When Reid sheepishly approached Kentera to tell him he had an opportunity to take a Division I job, Kentera remembered encouraging Reid to seize the chance.

“‘As much as I hate to see you leave,’” Kentera recalled saying, “ if you’re going to be in this game, you’ve got to go because it’s another step up.’”

When NAU announced Reid’s departure in February 1987, Dave Brown, the school’s co-athletic director at the time, told the Arizona Daily Sun the Lumberjacks were disappointed to lose him.

“I believe,” he said, “Andy has a very bright future ahead of him.”

Nearly 40 years later, as Kentera frets that he might be starting to get old, Reid frequently reminds him of the meaning of that year in his life.

He was Reid’s guest at a Chiefs-Steelers game in the last few years, and they have exchanged multiple text messages since the Chiefs beat the Bengals to advance to their third Super Bowl in four years.
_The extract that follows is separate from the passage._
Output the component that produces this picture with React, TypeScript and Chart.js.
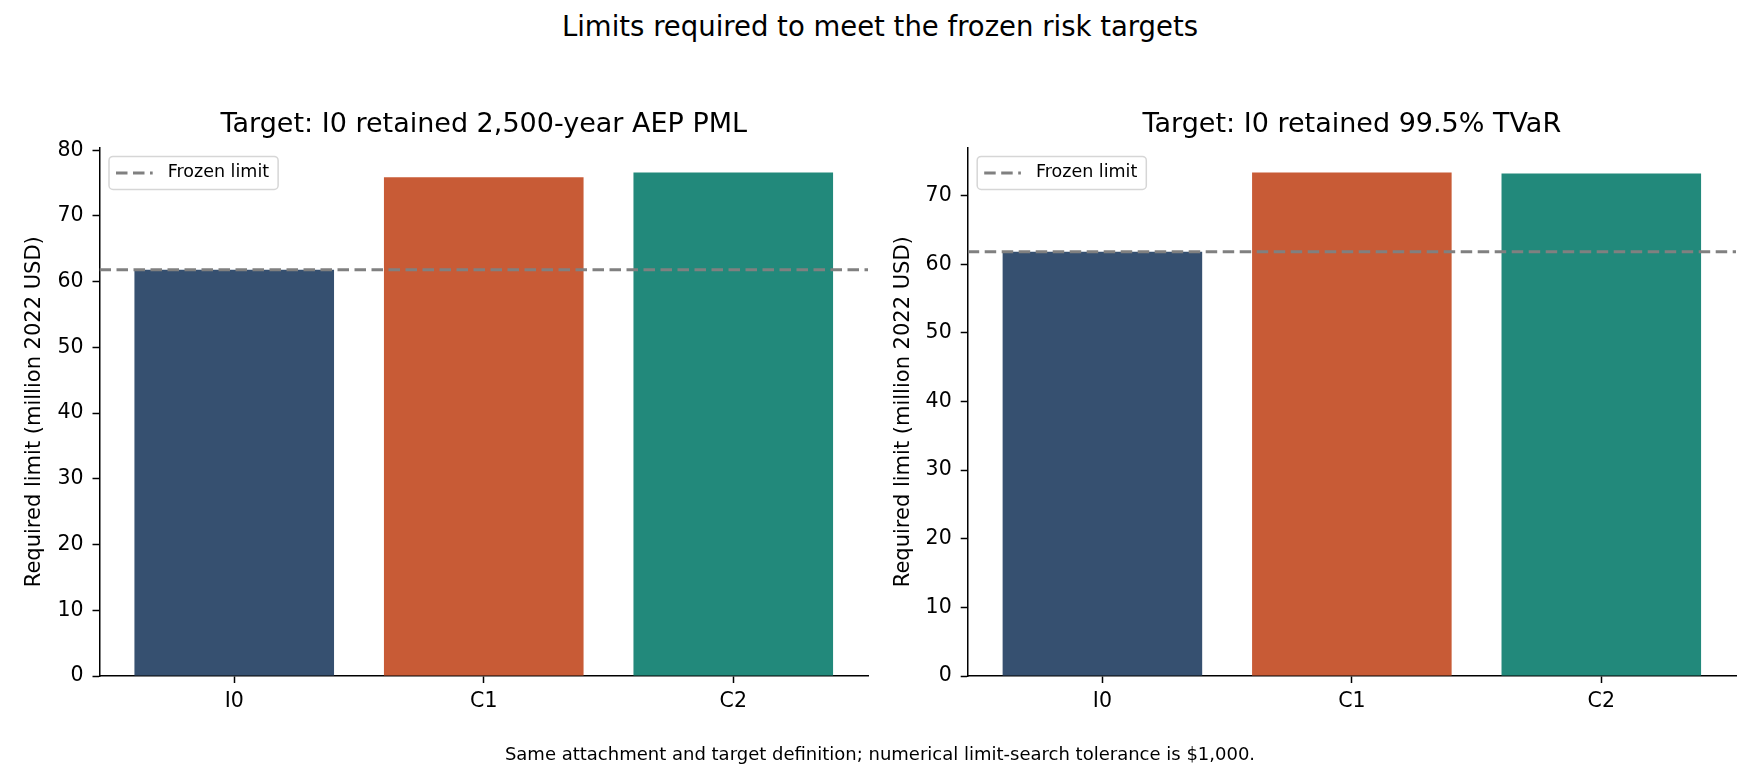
import { useEffect, useRef } from "react";
import { Chart, registerables } from "chart.js";

Chart.register(...registerables);

const CATEGORIES = ["I0", "C1", "C2"];
const BAR_COLORS = ["#365070", "#c85b36", "#22897b"];
const PML_LIMITS = [61.8, 75.9, 76.6];
const TVAR_LIMITS = [61.8, 73.35, 73.2];
const FROZEN_LIMIT = 61.8;
const Y_TICK_STEP = 10;

const SUPTITLE = "Limits required to meet the frozen risk targets";
const PML_TITLE = "Target: I0 retained 2,500-year AEP PML";
const TVAR_TITLE = "Target: I0 retained 99.5% TVaR";
const Y_LABEL = "Required limit (million 2022 USD)";
const FROZEN_LABEL = "Frozen limit";
const FOOTNOTE = "Same attachment and target definition; numerical limit-search tolerance is $1,000.";

const FONT = "'DejaVu Sans', sans-serif";
const DASH = [11.5, 5.5];

// matplotlib-style x limits: bars are 0.8 wide, 5% margin on each side
const HALF_BAR = 0.4;
const X_SPAN = CATEGORIES.length - 1 + 2 * HALF_BAR;
const X_MIN = -HALF_BAR - 0.05 * X_SPAN;
const X_MAX = CATEGORIES.length - 1 + HALF_BAR + 0.05 * X_SPAN;

// legend drawn inside the plot, top-left, with a rounded frame
const frozenLegend = {
  id: "frozenLegend",
  afterDraw(chart: any) {
    const { ctx, chartArea } = chart;
    const ds = chart.data.datasets.find((d: any) => d.type === "line");
    if (!ds || !chartArea) return;
    ctx.save();
    ctx.font = `17.5px ${FONT}`;
    const tw = ctx.measureText(ds.label).width;
    const x = chartArea.left + 9.5;
    const y = chartArea.top + 9;
    const w = 58.7 + tw + 9;
    const h = 33;
    ctx.beginPath();
    ctx.roundRect(x, y, w, h, 4);
    ctx.fillStyle = "rgba(255,255,255,0.8)";
    ctx.fill();
    ctx.strokeStyle = "rgba(204,204,204,0.8)";
    ctx.lineWidth = 1.5;
    ctx.stroke();

    ctx.beginPath();
    ctx.setLineDash(ds.borderDash);
    ctx.moveTo(x + 7, y + h / 2);
    ctx.lineTo(x + 43.7, y + h / 2);
    ctx.strokeStyle = ds.borderColor;
    ctx.lineWidth = ds.borderWidth;
    ctx.stroke();
    ctx.setLineDash([]);

    ctx.fillStyle = "#000";
    ctx.textBaseline = "middle";
    ctx.textAlign = "left";
    ctx.fillText(ds.label, x + 58.7, y + h / 2);
    ctx.restore();
  },
};

function makeConfig(title: string, values: number[], yWidth: number, padRight: number, yTitlePad: number): any {
  const yMax = Math.max(...values) * 1.05;
  return {
    type: "bar",
    data: {
      datasets: [
        {
          type: "line",
          label: FROZEN_LABEL,
          data: [
            { x: X_MIN, y: FROZEN_LIMIT },
            { x: X_MAX, y: FROZEN_LIMIT },
          ],
          borderColor: "#808080",
          borderWidth: 3,
          borderDash: DASH,
          pointRadius: 0,
          order: 0,
        },
        {
          type: "bar",
          label: "Required limit",
          data: values.map((v, i) => ({ x: i, y: v })),
          backgroundColor: BAR_COLORS,
          borderWidth: 0,
          barPercentage: 1,
          categoryPercentage: 0.8,
          order: 1,
        },
      ],
    },
    options: {
      animation: false,
      responsive: false,
      devicePixelRatio: 1,
      layout: { padding: { left: 0, right: padRight, top: 0, bottom: 0 } },
      plugins: {
        legend: { display: false },
        tooltip: { enabled: false },
        title: {
          display: true,
          text: title,
          fullSize: false,
          color: "#000",
          font: { family: FONT, size: 27, weight: "normal", lineHeight: 1.2 },
          padding: { top: 109, bottom: 6 },
        },
      },
      scales: {
        x: {
          type: "linear",
          min: X_MIN,
          max: X_MAX,
          offset: false,
          afterBuildTicks: (s: any) => {
            s.ticks = CATEGORIES.map((_, i) => ({ value: i }));
          },
          afterFit: (s: any) => {
            s.height = 92;
          },
          ticks: {
            callback: (v: number) => CATEGORIES[v],
            color: "#000",
            font: { family: FONT, size: 20.5 },
            padding: 6,
            maxRotation: 0,
            autoSkip: false,
          },
          grid: {
            offset: false,
            drawOnChartArea: false,
            drawTicks: true,
            tickLength: 7,
            tickColor: "#000",
            tickWidth: 1.5,
          },
          border: { display: true, color: "#000", width: 1.5 },
        },
        y: {
          min: 0,
          max: yMax,
          afterFit: (s: any) => {
            s.width = yWidth;
          },
          ticks: {
            stepSize: Y_TICK_STEP,
            includeBounds: false,
            color: "#000",
            font: { family: FONT, size: 20.5 },
            padding: 9,
          },
          title: {
            display: true,
            text: Y_LABEL,
            color: "#000",
            font: { family: FONT, size: 21, lineHeight: 1.2 },
            padding: { top: yTitlePad, bottom: 0 },
          },
          grid: { drawOnChartArea: false, drawTicks: true, tickLength: 7, tickColor: "#000", tickWidth: 1.5 },
          border: { display: true, color: "#000", width: 1.5 },
        },
      },
    },
    plugins: [frozenLegend],
  };
}

function Panel({ config, left }: { config: any; left: number }) {
  const ref = useRef<HTMLCanvasElement | null>(null);
  useEffect(() => {
    if (!ref.current) return;
    const c = new Chart(ref.current, config);
    return () => c.destroy();
  }, [config]);
  return (
    <canvas
      ref={ref}
      width={880}
      height={768}
      style={{ position: "absolute", left, top: 0, width: 880, height: 768 }}
    />
  );
}

const leftConfig = makeConfig(PML_TITLE, PML_LIMITS, 99.5, 12, 22);
const rightConfig = makeConfig(TVAR_TITLE, TVAR_LIMITS, 87.7, 24, 10.5);

export default function App() {
  return (
    <div
      style={{
        position: "fixed",
        left: 0,
        top: 0,
        width: 1760,
        height: 768,
        background: "#fff",
        fontFamily: FONT,
        color: "#000",
      }}
    >
      <div
        style={{
          position: "absolute",
          left: 0,
          top: 13,
          width: 1760,
          textAlign: "center",
          fontSize: 27.5,
          lineHeight: "27px",
          whiteSpace: "nowrap",
        }}
      >
        {SUPTITLE}
      </div>
      <Panel config={leftConfig} left={0} />
      <Panel config={rightConfig} left={880} />
      <div
        style={{
          position: "absolute",
          left: 0,
          top: 745,
          width: 1760,
          textAlign: "center",
          fontSize: 18,
          lineHeight: "18px",
          whiteSpace: "nowrap",
        }}
      >
        {FOOTNOTE}
      </div>
    </div>
  );
}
Kentera tries to watch every Chiefs game he can. And when they lose, which he notes is “very seldom,” he tends to “kind of feel it a little bit.”

Thanks to Reid always remembering from where he came, each step of the way, Kentera also is feeling something now: gratitude for Reid all over again.

“Oh, yeah, hey, very nice,” Kentera said. “He’s just that kind of guy.”

Just like the guy he met that day in Sacramento and sensed was what he might be looking for.